*Your objective*: Return exactly, please, the lines that run from the line with "Rebuild this chart" to the line with "const yDomain = [40, 57.07];", ends included, and omit all pictures.

Stored dataset items:
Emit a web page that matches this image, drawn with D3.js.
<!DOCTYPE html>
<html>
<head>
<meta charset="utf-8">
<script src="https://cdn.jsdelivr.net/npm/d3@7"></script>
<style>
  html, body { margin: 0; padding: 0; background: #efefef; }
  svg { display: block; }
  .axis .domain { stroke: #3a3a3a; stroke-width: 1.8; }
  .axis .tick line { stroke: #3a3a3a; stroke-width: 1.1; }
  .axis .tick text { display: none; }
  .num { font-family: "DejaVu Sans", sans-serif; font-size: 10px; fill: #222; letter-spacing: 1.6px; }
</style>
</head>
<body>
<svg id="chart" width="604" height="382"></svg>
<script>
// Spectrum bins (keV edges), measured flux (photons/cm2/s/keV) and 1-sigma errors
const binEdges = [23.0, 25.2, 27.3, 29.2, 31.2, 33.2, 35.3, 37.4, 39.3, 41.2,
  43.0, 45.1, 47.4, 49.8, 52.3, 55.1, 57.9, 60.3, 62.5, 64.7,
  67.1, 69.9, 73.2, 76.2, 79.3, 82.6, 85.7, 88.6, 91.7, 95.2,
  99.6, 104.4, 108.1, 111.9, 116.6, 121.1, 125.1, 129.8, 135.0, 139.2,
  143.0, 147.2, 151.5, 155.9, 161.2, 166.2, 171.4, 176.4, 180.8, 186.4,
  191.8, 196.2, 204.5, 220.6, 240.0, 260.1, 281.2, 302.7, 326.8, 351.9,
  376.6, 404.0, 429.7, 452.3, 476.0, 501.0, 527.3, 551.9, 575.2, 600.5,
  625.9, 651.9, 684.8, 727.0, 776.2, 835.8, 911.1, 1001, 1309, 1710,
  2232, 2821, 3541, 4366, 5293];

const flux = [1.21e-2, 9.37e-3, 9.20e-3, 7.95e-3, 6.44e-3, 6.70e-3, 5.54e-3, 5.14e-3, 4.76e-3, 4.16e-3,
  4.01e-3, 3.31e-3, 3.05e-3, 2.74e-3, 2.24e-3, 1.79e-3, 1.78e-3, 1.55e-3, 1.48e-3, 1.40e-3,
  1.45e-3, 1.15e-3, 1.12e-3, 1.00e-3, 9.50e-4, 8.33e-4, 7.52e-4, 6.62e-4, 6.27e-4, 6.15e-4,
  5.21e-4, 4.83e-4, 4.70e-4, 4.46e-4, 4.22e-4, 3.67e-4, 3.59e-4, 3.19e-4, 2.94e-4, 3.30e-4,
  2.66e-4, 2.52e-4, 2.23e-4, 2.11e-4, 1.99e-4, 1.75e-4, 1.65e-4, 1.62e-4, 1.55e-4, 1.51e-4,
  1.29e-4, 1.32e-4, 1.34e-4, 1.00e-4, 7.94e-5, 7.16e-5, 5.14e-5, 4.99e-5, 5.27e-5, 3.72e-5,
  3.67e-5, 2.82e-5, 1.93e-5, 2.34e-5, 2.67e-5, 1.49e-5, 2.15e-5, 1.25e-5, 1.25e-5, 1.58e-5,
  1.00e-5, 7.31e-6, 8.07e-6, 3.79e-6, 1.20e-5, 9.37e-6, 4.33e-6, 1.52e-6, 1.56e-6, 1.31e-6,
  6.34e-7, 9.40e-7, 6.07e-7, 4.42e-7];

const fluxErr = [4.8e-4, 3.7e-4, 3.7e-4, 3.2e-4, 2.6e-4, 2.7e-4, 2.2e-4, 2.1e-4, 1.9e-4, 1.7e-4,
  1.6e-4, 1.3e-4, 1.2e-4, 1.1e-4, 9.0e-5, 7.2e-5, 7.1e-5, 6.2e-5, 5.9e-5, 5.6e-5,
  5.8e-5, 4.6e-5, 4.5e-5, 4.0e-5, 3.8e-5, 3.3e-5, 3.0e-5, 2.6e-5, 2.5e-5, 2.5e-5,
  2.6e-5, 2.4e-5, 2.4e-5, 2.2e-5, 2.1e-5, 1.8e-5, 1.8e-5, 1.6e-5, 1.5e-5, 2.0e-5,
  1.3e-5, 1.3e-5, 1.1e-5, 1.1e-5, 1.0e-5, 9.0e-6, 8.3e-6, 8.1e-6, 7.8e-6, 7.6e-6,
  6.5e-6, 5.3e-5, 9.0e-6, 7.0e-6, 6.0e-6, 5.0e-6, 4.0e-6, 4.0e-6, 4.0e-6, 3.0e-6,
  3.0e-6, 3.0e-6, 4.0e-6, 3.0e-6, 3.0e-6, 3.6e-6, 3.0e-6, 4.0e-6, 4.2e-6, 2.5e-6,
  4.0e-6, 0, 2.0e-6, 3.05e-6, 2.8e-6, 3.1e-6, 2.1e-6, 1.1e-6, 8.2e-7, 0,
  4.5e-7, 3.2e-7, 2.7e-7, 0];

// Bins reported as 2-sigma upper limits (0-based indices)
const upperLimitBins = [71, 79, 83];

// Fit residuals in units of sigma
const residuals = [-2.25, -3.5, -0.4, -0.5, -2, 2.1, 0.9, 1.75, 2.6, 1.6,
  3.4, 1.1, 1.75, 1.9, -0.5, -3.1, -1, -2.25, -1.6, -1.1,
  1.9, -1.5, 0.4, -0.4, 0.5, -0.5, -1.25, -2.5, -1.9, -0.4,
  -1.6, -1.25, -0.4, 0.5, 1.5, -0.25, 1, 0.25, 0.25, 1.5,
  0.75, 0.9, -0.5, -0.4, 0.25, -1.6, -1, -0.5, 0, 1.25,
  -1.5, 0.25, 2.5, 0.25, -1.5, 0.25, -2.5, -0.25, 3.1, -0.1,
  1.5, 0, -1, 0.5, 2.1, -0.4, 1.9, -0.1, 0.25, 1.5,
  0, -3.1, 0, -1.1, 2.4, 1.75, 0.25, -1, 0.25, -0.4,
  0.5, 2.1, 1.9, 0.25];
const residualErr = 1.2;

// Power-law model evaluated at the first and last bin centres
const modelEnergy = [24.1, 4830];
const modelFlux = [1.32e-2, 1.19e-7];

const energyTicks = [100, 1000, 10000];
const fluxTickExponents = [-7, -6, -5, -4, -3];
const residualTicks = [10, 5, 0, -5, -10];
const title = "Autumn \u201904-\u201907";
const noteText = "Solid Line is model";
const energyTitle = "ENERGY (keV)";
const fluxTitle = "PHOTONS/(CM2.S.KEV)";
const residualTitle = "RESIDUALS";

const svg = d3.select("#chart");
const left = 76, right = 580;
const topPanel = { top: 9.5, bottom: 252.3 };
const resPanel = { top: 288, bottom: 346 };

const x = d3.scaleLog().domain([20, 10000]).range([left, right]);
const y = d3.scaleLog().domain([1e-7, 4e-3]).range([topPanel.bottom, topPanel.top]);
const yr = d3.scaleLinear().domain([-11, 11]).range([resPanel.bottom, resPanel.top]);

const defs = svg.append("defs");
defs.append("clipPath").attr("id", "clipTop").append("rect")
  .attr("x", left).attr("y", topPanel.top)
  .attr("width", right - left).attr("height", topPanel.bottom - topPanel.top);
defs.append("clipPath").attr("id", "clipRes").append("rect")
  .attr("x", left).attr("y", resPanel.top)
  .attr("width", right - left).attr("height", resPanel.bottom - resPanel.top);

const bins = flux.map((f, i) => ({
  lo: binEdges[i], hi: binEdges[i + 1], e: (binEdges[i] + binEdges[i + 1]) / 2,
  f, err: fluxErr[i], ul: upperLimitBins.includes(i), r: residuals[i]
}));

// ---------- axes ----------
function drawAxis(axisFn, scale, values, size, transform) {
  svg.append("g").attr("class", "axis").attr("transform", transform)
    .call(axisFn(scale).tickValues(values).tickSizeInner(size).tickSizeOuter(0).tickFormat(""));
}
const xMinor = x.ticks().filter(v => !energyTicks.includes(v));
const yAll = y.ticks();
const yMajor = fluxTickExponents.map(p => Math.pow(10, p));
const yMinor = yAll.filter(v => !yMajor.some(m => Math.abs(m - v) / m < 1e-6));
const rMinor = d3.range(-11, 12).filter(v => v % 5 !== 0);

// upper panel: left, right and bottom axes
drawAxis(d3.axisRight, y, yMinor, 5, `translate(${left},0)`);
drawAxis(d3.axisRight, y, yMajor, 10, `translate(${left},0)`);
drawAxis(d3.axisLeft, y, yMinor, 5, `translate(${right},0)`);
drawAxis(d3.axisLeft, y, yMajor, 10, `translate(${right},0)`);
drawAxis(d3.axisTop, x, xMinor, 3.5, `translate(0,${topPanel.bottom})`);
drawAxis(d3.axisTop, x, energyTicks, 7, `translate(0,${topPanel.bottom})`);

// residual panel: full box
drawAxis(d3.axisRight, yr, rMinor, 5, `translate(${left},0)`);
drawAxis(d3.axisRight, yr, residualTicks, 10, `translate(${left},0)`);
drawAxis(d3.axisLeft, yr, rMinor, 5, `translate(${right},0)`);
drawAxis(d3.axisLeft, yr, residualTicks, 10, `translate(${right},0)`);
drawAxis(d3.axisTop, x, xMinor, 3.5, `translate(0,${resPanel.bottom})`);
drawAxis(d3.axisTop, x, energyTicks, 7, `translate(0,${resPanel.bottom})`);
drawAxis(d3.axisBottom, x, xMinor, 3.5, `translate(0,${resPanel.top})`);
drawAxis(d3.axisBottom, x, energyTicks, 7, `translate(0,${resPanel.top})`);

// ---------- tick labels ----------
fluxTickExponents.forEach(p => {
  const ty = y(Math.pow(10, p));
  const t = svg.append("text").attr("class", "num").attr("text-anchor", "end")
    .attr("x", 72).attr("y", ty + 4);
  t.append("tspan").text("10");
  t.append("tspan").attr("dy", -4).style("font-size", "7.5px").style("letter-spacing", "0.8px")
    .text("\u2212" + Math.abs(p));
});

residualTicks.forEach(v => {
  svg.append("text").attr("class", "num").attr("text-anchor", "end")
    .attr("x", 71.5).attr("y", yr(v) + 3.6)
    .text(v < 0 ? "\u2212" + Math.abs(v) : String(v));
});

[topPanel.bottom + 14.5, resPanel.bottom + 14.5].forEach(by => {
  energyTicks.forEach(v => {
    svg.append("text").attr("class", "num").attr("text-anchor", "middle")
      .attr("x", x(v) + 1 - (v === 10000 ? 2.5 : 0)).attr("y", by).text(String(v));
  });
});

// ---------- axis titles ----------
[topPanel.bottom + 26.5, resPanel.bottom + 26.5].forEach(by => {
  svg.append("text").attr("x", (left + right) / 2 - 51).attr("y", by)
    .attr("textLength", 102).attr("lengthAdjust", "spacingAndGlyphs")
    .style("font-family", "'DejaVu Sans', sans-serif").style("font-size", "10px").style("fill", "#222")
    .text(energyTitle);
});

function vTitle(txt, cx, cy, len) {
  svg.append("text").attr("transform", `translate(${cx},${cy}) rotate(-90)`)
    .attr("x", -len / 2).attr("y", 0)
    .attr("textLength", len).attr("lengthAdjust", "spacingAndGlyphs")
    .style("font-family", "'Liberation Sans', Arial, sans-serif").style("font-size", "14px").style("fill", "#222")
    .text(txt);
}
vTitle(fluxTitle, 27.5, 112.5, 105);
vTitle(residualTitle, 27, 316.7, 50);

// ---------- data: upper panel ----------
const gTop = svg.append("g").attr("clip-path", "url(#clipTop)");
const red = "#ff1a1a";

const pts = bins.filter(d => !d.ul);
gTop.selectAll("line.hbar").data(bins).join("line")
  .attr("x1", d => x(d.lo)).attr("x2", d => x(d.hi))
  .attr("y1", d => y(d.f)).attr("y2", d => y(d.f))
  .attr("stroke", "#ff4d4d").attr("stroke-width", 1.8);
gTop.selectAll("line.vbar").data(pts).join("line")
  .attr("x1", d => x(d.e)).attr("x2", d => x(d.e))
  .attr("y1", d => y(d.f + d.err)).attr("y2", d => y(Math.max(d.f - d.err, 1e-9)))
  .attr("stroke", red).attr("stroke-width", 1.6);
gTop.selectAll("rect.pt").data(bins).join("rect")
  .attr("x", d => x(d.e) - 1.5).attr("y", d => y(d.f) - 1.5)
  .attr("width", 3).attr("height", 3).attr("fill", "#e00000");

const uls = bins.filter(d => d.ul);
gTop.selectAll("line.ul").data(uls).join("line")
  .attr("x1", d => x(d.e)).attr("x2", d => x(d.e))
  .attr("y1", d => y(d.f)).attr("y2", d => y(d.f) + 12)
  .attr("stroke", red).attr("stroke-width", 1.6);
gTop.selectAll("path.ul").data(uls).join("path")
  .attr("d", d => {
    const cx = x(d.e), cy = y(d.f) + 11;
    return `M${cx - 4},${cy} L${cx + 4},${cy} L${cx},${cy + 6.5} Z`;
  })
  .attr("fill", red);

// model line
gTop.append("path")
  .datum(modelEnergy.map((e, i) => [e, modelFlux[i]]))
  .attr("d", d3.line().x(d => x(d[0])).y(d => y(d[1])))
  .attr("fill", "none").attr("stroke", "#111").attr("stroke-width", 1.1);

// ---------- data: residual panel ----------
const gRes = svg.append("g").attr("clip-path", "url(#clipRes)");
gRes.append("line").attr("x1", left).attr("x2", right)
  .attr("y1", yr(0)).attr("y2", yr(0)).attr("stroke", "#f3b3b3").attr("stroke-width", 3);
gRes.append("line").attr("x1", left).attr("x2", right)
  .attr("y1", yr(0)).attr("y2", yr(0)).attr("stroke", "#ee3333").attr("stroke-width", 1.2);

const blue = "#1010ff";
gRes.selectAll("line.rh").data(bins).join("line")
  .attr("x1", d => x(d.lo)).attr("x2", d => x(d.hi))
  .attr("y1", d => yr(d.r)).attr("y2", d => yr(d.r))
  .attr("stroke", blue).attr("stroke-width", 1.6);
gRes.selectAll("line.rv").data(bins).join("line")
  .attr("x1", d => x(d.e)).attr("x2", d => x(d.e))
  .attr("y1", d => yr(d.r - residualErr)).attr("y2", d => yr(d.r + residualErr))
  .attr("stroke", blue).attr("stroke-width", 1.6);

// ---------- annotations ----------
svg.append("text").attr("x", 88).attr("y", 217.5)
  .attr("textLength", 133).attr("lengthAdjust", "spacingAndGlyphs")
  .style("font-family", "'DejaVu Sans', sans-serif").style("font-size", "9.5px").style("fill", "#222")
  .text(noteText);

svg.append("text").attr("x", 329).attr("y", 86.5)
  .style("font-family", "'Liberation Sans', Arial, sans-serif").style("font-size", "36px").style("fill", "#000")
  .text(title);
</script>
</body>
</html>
---
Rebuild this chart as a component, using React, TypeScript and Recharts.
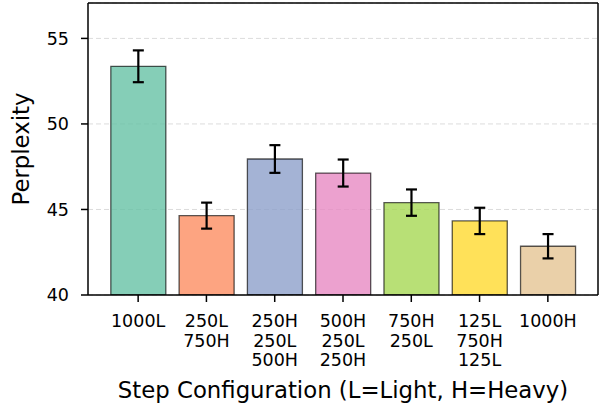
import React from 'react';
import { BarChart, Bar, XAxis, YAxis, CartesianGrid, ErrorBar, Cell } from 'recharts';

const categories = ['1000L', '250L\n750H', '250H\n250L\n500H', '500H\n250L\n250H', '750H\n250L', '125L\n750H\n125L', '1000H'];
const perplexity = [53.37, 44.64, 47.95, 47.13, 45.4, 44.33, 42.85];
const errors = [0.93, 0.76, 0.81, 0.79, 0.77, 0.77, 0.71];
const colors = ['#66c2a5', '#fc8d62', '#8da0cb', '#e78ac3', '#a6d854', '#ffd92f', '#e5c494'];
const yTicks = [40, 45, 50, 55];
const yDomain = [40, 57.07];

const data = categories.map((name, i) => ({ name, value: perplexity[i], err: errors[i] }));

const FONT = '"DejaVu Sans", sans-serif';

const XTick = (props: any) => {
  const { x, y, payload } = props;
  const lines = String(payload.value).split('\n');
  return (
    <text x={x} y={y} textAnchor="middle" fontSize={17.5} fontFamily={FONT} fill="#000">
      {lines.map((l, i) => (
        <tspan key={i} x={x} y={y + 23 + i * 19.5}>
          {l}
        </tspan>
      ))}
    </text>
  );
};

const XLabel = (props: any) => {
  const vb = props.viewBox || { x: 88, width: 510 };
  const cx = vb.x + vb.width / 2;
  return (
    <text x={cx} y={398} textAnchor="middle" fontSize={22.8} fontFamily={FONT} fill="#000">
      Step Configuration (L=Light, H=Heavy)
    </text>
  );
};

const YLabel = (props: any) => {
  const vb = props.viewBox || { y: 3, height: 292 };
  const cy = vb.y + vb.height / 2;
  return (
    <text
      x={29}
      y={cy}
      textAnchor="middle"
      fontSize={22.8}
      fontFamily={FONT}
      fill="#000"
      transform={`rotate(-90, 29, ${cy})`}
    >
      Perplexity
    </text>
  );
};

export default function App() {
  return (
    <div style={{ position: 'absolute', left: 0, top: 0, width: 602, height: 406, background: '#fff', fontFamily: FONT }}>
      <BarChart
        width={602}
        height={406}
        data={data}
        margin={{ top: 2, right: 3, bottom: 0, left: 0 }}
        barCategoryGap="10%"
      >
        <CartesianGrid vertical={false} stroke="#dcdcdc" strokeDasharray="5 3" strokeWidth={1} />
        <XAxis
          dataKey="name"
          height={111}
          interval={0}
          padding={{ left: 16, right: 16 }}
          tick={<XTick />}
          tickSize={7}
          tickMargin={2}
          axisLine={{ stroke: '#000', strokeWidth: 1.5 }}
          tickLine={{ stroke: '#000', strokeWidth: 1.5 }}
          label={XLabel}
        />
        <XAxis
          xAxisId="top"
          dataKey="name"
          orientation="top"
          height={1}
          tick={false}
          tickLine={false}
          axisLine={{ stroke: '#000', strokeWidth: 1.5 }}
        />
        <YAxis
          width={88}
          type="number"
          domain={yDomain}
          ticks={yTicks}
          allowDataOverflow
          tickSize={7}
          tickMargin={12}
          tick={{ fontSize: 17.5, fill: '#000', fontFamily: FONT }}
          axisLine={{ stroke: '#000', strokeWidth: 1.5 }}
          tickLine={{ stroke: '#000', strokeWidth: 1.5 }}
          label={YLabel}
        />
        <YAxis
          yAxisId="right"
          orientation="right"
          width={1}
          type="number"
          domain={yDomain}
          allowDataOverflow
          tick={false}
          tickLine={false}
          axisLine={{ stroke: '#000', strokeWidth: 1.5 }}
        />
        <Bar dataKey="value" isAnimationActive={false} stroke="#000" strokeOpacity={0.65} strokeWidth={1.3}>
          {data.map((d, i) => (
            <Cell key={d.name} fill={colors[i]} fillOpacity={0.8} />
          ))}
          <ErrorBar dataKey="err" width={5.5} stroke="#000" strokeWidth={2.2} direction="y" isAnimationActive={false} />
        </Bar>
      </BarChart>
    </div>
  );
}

*Response to this exercise*:
Rebuild this chart as a component, using React, TypeScript and Recharts.
import React from 'react';
import { BarChart, Bar, XAxis, YAxis, CartesianGrid, ErrorBar, Cell } from 'recharts';

const categories = ['1000L', '250L\n750H', '250H\n250L\n500H', '500H\n250L\n250H', '750H\n250L', '125L\n750H\n125L', '1000H'];
const perplexity = [53.37, 44.64, 47.95, 47.13, 45.4, 44.33, 42.85];
const errors = [0.93, 0.76, 0.81, 0.79, 0.77, 0.77, 0.71];
const colors = ['#66c2a5', '#fc8d62', '#8da0cb', '#e78ac3', '#a6d854', '#ffd92f', '#e5c494'];
const yTicks = [40, 45, 50, 55];
const yDomain = [40, 57.07];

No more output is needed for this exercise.